Amazon uses focal points to help its customers use its website but American Apparel doesn’t.
Yesterday’s post (here) talked about focal points helping your staff to make the right decisions. The same ideas can be applied to your customers.
Products and processes need to be designed to follow natural focal points for customers. For any process that you want your customers to go through there will be things that they naturally expect to see, if you find these and incorporate them in your processes then you will make life easier for them.
For example, when someone visits Amazon they are likely to want to search for something. So the search box is big and right in the middle at the top of the screen. Lots of other sites hide their search boxes away in a corner.

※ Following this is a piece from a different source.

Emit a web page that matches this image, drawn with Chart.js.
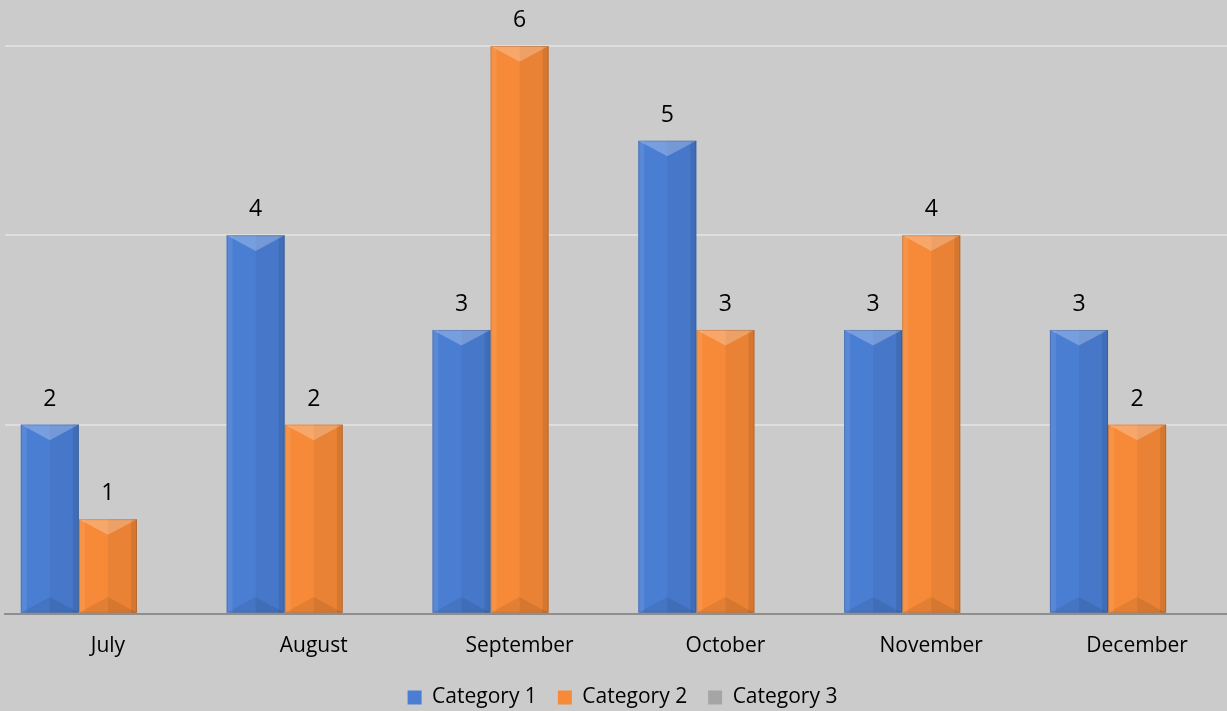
<!DOCTYPE html>
<html>
<head>
<meta charset="utf-8">
<script src="https://cdn.jsdelivr.net/npm/chart.js@4.4.1/dist/chart.umd.min.js"></script>
<style>
  html, body { margin: 0; padding: 0; background: #cbcbcb; overflow: hidden; }
  #wrap { width: 1240px; height: 711px; }
</style>
</head>
<body>
<div id="wrap"><canvas id="monthChart"></canvas></div>
<script>
const months = ['July', 'August', 'September', 'October', 'November', 'December'];
const category1 = [2, 4, 3, 5, 3, 3];
const category2 = [1, 2, 6, 3, 4, 2];
const category3 = [0, 0, 0, 0, 0, 0];
const seriesNames = ['Category 1', 'Category 2', 'Category 3'];

const FONT = "'Open Sans', sans-serif";

// bevelled look like the office chart
const bevelBars = {
  id: 'bevelBars',
  afterDatasetsDraw(chart) {
    const ctx = chart.ctx;
    chart.data.datasets.forEach((ds, i) => {
      chart.getDatasetMeta(i).data.forEach((bar) => {
        const h = bar.base - bar.y;
        if (h <= 0) return;
        const l = bar.x - bar.width / 2, r = bar.x + bar.width / 2;
        const t = bar.y, b = bar.base;
        const d = Math.min(bar.width * 0.45, h / 2);
        ctx.save();
        ctx.fillStyle = 'rgba(0,0,0,0.05)';
        ctx.fillRect(bar.x, t, r - bar.x, h);
        ctx.fillStyle = 'rgba(255,255,255,0.08)';
        ctx.fillRect(l, t, 6, h);
        ctx.fillStyle = 'rgba(0,0,0,0.08)';
        ctx.fillRect(r - 6, t, 6, h);
        ctx.fillStyle = 'rgba(255,255,255,0.25)';
        ctx.beginPath();
        ctx.moveTo(l, t); ctx.lineTo(r, t); ctx.lineTo(bar.x, t + d * 0.6); ctx.closePath();
        ctx.fill();
        ctx.fillStyle = 'rgba(0,0,0,0.08)';
        ctx.beginPath();
        ctx.moveTo(l, b); ctx.lineTo(r, b); ctx.lineTo(bar.x, b - d * 0.6); ctx.closePath();
        ctx.fill();
        ctx.strokeStyle = 'rgba(0,0,0,0.15)';
        ctx.lineWidth = 1;
        ctx.strokeRect(l + 0.5, t + 0.5, bar.width - 1, h - 1);
        ctx.restore();
      });
    });
  }
};

const valueLabels = {
  id: 'valueLabels',
  afterDatasetsDraw(chart) {
    const ctx = chart.ctx;
    ctx.save();
    ctx.font = '23px ' + FONT;
    ctx.fillStyle = '#000';
    ctx.textAlign = 'center';
    ctx.textBaseline = 'alphabetic';
    chart.data.datasets.forEach((ds, i) => {
      chart.getDatasetMeta(i).data.forEach((bar, j) => {
        if (!ds.data[j]) return;
        ctx.fillText(ds.data[j], bar.x, bar.y - 19);
      });
    });
    ctx.restore();
  }
};

new Chart(document.getElementById('monthChart'), {
  type: 'bar',
  data: {
    labels: months,
    datasets: [
      { label: seriesNames[0], data: category1, backgroundColor: '#4a7ed3' },
      { label: seriesNames[1], data: category2, backgroundColor: '#f68a38' },
      { label: seriesNames[2], data: category3, backgroundColor: '#a5a5a5' }
    ]
  },
  options: {
    responsive: true,
    maintainAspectRatio: false,
    animation: false,
    layout: { padding: { top: 46, left: 5, right: 0, bottom: -7 } },
    datasets: { bar: { categoryPercentage: 0.847, barPercentage: 1 } },
    plugins: {
      legend: {
        position: 'bottom',
        labels: {
          boxWidth: 14, boxHeight: 14, padding: 21,
          color: '#000',
          font: { family: FONT, size: 21 }
        }
      },
      tooltip: { enabled: false }
    },
    scales: {
      x: {
        grid: { display: false },
        border: { color: '#8e8e8e', width: 2 },
        ticks: { color: '#000', padding: 12, font: { family: FONT, size: 21 } },
        afterFit(scale) { scale.height -= 5; }
      },
      y: {
        min: 0, max: 6,
        ticks: { display: false, stepSize: 2 },
        border: { display: false },
        grid: { color: '#dedede', lineWidth: 2, drawTicks: false }
      }
    }
  },
  plugins: [bevelBars, valueLabels]
});
</script>
</body>
</html>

Most retailers like Amazon now have similar, large search boxes but fashion retailers focus more on stylish design than finding focal points for their customers. If you visit the American Apparel site this is their homepage:
I can’t even buy anything from this screen. I need to find the correct country flag on the bottom left to then click through to the online store, which looks like this:
Now the bulk of the page is taken up with the chance to explore their factory rather than products that I might want to buy, and the search box is fairly small. Their design led approach looks good but it isn’t giving customers an easy path to find what they want. They are trying show the customer what they want them to see rather than what the customer wants.
Today’s takeaway: Find the natural ways that your customers follow a process or use a product. Find their focal points.